Counsel submitted that the 1st Defendant was in possession and occupation of a plot which was distinct from the Plaintiffs and which he had exhibited evidence of ownership. It was submitted that the balance of convenience tilted in favour of the 1st Defendant who had undertaken development of his plot. Lastly, the 1st Defendant referred the court to the case of Shadrack Mbalanya -vs- John Atingo Amayi (2014) eKLR where the court applying the principle of the balance of convenience based on the occupancy of the respondent of the disputed plot declined to grant an injunction.
The issue to be determined is whether the Plaintiff has fulfilled the conditions for the grant of a temporary injunction as enuciated in Giella -vs-Cassman Brown & Co Ltd(1973) EA 358. The Plaintiff has laid claim to plot number P. 37 Kayole Commercial Zone, Block II Infills-Kayole. He is seeking restraining orders against the 1st Defendant who has maintained that his Plot Number P. 1 Kayole Commercial Zones Block 11 Infills is different from the Plaintiff's plot. Both parties have exhibited allotment letters for their respective plots and have averred that they fully complied with the conditions for allotment. The plaintiff has sought the remedy of injunction against the 1st Defendant. The court can only exercise its discretion in favour of the plaintiff if it is satisfied that the Plaintiff/Applicant has shown that the facts, materials and circumstances of his warrant the court’s discretion to be so exercised. In the present case I am not satisfied that the plaintiff has established that the plot on which the 1st Defendant has constructed is plot number P.37 Kayole Commercial Zone which he claims, it could as well be plot Number P. 1 Kayole Commercial Zone which the 1st Defendant claims. In my view the plaintiff has not established he has a prima facie case with a probability of success against the Defendant. There is doubt as development on plot P.37 Kayole or plot P.1 Kayole which he claims belongs to him.

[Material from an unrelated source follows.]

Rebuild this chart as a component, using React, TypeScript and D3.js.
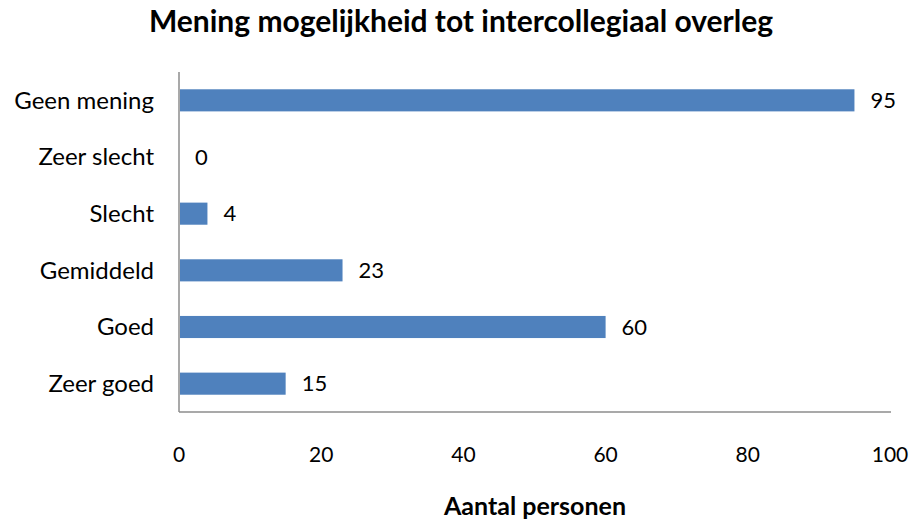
import React, { useRef, useEffect } from "react";
import * as d3 from "d3";

const categories = ["Geen mening", "Zeer slecht", "Slecht", "Gemiddeld", "Goed", "Zeer goed"];
const counts = [95, 0, 4, 23, 60, 15];
const xTicks = [0, 20, 40, 60, 80, 100];

const title = "Mening mogelijkheid tot intercollegiaal overleg";
const xTitle = "Aantal personen";

const App = () => {
  const ref = useRef<SVGSVGElement | null>(null);

  useEffect(() => {
    const width = 915;
    const height = 522;
    const font = "Lato, 'Open Sans', sans-serif";
    const svg = d3.select(ref.current);
    svg.selectAll("*").remove();

    const left = 179;
    const right = 890;
    const top = 72;
    const bottom = 412;

    const x = d3.scaleLinear().domain([0, 100]).range([left, right]);
    const y = d3
      .scaleBand<string>()
      .domain(categories)
      .range([top, bottom])
      .paddingInner(0.61)
      .paddingOuter(0.305);

    const data = categories.map((c, i) => ({ name: c, value: counts[i] }));

    // bars
    svg
      .append("g")
      .selectAll("rect")
      .data(data)
      .enter()
      .append("rect")
      .attr("x", x(0) + 1)
      .attr("y", (d) => y(d.name)!)
      .attr("width", (d) => Math.max(0, x(d.value) - x(0) - 1))
      .attr("height", y.bandwidth())
      .attr("fill", "#4F81BD");

    // axis lines
    svg
      .append("line")
      .attr("x1", left)
      .attr("x2", left)
      .attr("y1", top)
      .attr("y2", bottom)
      .attr("stroke", "#8c8c8c")
      .attr("stroke-width", 1.5);
    svg
      .append("line")
      .attr("x1", left)
      .attr("x2", right + 1)
      .attr("y1", bottom)
      .attr("y2", bottom)
      .attr("stroke", "#8c8c8c")
      .attr("stroke-width", 1.5);

    // category labels
    svg
      .append("g")
      .selectAll("text")
      .data(categories)
      .enter()
      .append("text")
      .attr("x", left - 25)
      .attr("y", (d) => y(d)! + y.bandwidth() / 2)
      .attr("dy", "0.35em")
      .attr("text-anchor", "end")
      .style("font-family", font)
      .style("font-size", "24px")
      .style("fill", "#000")
      .text((d) => d);

    // value labels
    svg
      .append("g")
      .selectAll("text")
      .data(data)
      .enter()
      .append("text")
      .attr("x", (d) => x(d.value) + 16)
      .attr("y", (d) => y(d.name)! + y.bandwidth() / 2)
      .attr("dy", "0.35em")
      .style("font-family", font)
      .style("font-size", "22px")
      .style("fill", "#000")
      .text((d) => d.value);

    // x tick labels
    svg
      .append("g")
      .selectAll("text")
      .data(xTicks)
      .enter()
      .append("text")
      .attr("x", (d) => x(d))
      .attr("y", 455)
      .attr("dy", "0.35em")
      .attr("text-anchor", "middle")
      .style("font-family", font)
      .style("font-size", "21px")
      .style("fill", "#000")
      .text((d) => d);

    svg
      .append("text")
      .attr("x", 535)
      .attr("y", 506)
      .attr("dy", "0.35em")
      .attr("text-anchor", "middle")
      .style("font-family", font)
      .style("font-size", "25px")
      .style("font-weight", "bold")
      .text(xTitle);

    svg
      .append("text")
      .attr("x", 461)
      .attr("y", 21)
      .attr("dy", "0.35em")
      .attr("text-anchor", "middle")
      .style("font-family", font)
      .style("font-size", "30px")
      .style("font-weight", "bold")
      .text(title);

    svg.attr("width", width).attr("height", height);
  }, []);

  return (
    <svg
      ref={ref}
      width={915}
      height={522}
      style={{ position: "absolute", left: 0, top: 0, background: "#fff" }}
    />
  );
};

export default App;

The balance of convenience at any rate would be in favour of the 1st Defendant who has invested on the property he claims to be his by putting up what he states are two shops which fact is not denied or disputed by the plaintiff. The plaintiff it would appear is also caught up by the doctrine of laches as the 1st Defendant has already constructed on the disputed property. The lack of any response from the 2nd Defendant who were the allocating authority has not helped matters as one would have expected them to clarify who the rightful owner of the disputed property is between the disputants.
In the premises I decline to grant the order of the injunction sought by the plaintiff in the notice of motion but given the attendant circumstances of this matter the order that commends itself is one preserving the subject matter. I accordingly order and direct that the parties observe and maintain the existing status quo where the 1st Defendant remains in possession and does not effect any further construction until the suit is heard and determined. The parties are directed to expedite compliance with order 11 of the Civil Procedure Rules 2010 and the matter is ordered to be fixed for a pretrial conference on 25/1/2015 for pre-trial directions.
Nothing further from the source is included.